Home Bar Tours #1 – Best in West Texas

My grandparents’ home bar, off their living room.  (Entrance in the hallway. No doorknob – pull the painting) Midland, Texas

I can’t honestly say that my grandparents’ home bar inspired my mixology habit from the time I was a child (most of the time its crystal-lined shelves were simply a liability as we ran around the house), but it has always been my standard of the sweetest addition to a living room.  Separated from the living room by a shining stainless counter and hidden door, their bar was always a mysterious land of adult-things.  At this point, it strikes me as simply awesome.

Why is this relevant?

Because this Christmas (like most Christmases of my childhood), I’m hanging out at my grandparents’ house in Midland, Texas.  And because I want to inspire people with a variety of home bar styles (my way is not the only way), I will be conducting home bar/mixology station tours periodically.  Hopefully these tours will show a range of home mixology styles.  If you want your station featured, invite us over!

Now, if you’re not familiar with Midland, Texas, it does have a lot of the attributes you might imagine: oil rigs, ranch houses, Suburbans, more than a few people in Western hats and boots, tumbleweed, mesquite, and – my favorite part – a big, wide open sky.

My Granddad was kind enough to give me a quick tour of the bar – and more importantly, to share a little of his cocktail-drinking history, from age 12 to present.  Things were different in his childhood home in southern Louisiana back then:

Thanks Granddad!

Another view of the bar.  My Grandfather was the artist’s model in the painting next to it.

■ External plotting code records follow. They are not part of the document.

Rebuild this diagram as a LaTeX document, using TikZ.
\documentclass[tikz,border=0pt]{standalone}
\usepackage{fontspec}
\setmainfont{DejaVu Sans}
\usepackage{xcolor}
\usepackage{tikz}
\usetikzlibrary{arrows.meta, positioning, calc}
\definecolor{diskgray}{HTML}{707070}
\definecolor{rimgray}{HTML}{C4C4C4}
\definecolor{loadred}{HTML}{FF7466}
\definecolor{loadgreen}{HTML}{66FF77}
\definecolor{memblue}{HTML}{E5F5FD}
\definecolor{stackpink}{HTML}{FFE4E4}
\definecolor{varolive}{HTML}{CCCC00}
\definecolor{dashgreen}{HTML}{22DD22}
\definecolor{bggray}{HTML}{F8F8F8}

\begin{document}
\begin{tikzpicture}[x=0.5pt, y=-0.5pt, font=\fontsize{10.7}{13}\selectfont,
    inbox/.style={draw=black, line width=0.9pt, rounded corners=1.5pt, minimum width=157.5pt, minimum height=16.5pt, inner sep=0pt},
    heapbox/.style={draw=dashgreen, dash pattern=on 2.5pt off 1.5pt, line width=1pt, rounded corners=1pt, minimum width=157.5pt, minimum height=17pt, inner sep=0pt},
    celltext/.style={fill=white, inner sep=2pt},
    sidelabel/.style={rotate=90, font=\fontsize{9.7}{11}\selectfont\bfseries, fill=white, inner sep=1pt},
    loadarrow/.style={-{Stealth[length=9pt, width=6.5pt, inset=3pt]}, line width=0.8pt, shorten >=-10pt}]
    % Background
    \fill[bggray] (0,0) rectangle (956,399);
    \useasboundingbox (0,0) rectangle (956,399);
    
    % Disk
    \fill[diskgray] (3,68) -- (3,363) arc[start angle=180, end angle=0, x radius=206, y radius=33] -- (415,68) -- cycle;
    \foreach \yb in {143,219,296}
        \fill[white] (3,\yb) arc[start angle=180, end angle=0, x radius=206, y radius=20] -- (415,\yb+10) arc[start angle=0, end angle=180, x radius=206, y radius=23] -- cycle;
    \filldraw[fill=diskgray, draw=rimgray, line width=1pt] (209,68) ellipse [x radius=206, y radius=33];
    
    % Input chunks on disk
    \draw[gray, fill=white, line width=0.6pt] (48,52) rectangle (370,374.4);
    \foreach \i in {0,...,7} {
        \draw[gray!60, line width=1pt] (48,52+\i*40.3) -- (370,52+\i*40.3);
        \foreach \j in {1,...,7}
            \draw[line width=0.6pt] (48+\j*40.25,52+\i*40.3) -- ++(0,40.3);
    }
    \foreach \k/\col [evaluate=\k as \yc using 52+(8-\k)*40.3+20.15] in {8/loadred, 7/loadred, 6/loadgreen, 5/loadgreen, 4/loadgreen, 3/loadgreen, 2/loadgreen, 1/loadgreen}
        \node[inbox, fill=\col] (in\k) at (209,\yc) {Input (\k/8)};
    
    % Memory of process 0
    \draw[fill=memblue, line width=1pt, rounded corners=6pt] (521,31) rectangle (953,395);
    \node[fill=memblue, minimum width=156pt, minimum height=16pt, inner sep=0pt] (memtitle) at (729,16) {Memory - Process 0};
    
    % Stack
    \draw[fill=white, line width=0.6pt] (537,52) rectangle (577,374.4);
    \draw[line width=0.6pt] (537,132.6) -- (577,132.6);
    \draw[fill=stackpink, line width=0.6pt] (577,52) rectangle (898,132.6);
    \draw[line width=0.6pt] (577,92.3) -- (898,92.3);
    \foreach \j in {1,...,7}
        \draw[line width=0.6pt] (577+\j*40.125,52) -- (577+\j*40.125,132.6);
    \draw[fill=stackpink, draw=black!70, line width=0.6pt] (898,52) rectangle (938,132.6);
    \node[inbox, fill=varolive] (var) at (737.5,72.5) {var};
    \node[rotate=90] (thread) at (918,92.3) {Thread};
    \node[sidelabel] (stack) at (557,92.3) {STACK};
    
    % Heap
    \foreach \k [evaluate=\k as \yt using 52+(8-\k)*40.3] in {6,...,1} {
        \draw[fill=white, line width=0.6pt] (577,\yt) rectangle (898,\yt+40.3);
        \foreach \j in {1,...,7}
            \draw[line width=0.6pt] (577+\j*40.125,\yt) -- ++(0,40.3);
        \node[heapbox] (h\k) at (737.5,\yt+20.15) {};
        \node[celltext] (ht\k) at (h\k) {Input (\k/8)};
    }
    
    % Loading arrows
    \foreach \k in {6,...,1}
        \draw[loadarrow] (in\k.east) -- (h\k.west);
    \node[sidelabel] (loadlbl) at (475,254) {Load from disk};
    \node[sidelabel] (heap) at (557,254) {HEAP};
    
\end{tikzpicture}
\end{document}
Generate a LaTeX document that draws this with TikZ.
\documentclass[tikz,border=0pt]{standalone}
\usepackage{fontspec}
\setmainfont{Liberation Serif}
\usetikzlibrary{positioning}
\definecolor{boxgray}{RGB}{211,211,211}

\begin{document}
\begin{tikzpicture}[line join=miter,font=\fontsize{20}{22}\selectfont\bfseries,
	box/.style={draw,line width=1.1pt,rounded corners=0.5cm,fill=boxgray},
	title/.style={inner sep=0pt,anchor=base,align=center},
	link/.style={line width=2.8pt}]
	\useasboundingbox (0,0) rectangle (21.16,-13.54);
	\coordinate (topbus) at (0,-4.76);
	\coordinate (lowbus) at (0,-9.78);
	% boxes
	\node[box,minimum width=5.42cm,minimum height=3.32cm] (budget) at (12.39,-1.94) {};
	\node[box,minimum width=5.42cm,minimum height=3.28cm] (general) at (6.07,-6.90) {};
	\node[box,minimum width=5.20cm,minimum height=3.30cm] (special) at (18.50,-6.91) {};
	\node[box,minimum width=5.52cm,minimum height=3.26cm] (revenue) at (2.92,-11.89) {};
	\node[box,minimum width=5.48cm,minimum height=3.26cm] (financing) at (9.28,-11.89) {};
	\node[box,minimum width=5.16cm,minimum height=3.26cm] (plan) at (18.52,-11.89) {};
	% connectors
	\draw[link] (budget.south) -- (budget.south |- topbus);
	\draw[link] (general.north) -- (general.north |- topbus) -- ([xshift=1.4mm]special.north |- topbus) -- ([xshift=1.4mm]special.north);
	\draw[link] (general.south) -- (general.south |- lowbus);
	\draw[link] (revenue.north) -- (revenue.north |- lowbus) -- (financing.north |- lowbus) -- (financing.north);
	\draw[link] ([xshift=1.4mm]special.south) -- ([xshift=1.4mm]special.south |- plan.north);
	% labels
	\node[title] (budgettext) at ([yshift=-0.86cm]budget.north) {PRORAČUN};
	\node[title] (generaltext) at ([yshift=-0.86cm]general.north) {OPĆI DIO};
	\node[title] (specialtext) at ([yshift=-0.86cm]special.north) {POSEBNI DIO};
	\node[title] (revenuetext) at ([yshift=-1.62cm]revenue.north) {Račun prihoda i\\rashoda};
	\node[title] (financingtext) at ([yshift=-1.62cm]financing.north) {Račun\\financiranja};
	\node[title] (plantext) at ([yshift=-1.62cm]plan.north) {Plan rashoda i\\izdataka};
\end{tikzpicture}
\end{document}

A little more detail on the bar and the home cocktail lifestyle it was created for:

When my Grandparents built their home in 1976, they entertained frequently, and they still do.  Their entertaining is a mix of informal and family events, as well as structured dinner clubs, bridge clubs, and other such social clubs that thrive in a place where restaurants just aren’t a big deal.  Wine was less common, and most of their entertaining would involve liquor-based drinks.  Given the circs, a decent bar was a natural feature to include in the design.  My Grandmother now thinks the architect and designer may have gone a bit overboard (that a simpler mixing station along the wall would be sufficient), but she brushed aside offers to include shutters so the bar could be hidden from “churchy friends and pastors.”  She figured since they were certainly going to serve alcohol, people may as well see where it came from.  Lesson: don’t hide your bar away!  Let it shine!

The drinks of the day were simpler mixes than many of the drinks commonly featured on this blog: whiskey with water or Coke, vodka and 7Up, Crown Royal on the rocks.  Though they did have a friend named Gus who made his own martinis.  Guests were encouraged to mix their own drinks.  Interestingly, rum wasn’t very common, despite my image of tiki drinks being popular during the era.  One favorite, though was frozen margarita mixes (the kind in a cardboard-wrapped can that comes frozen).  I think I would have followed Gus’s lead.

Bertessa with his Granddad in the home bar.

(And yes, with any luck, I will look just like him in  about 50 years.)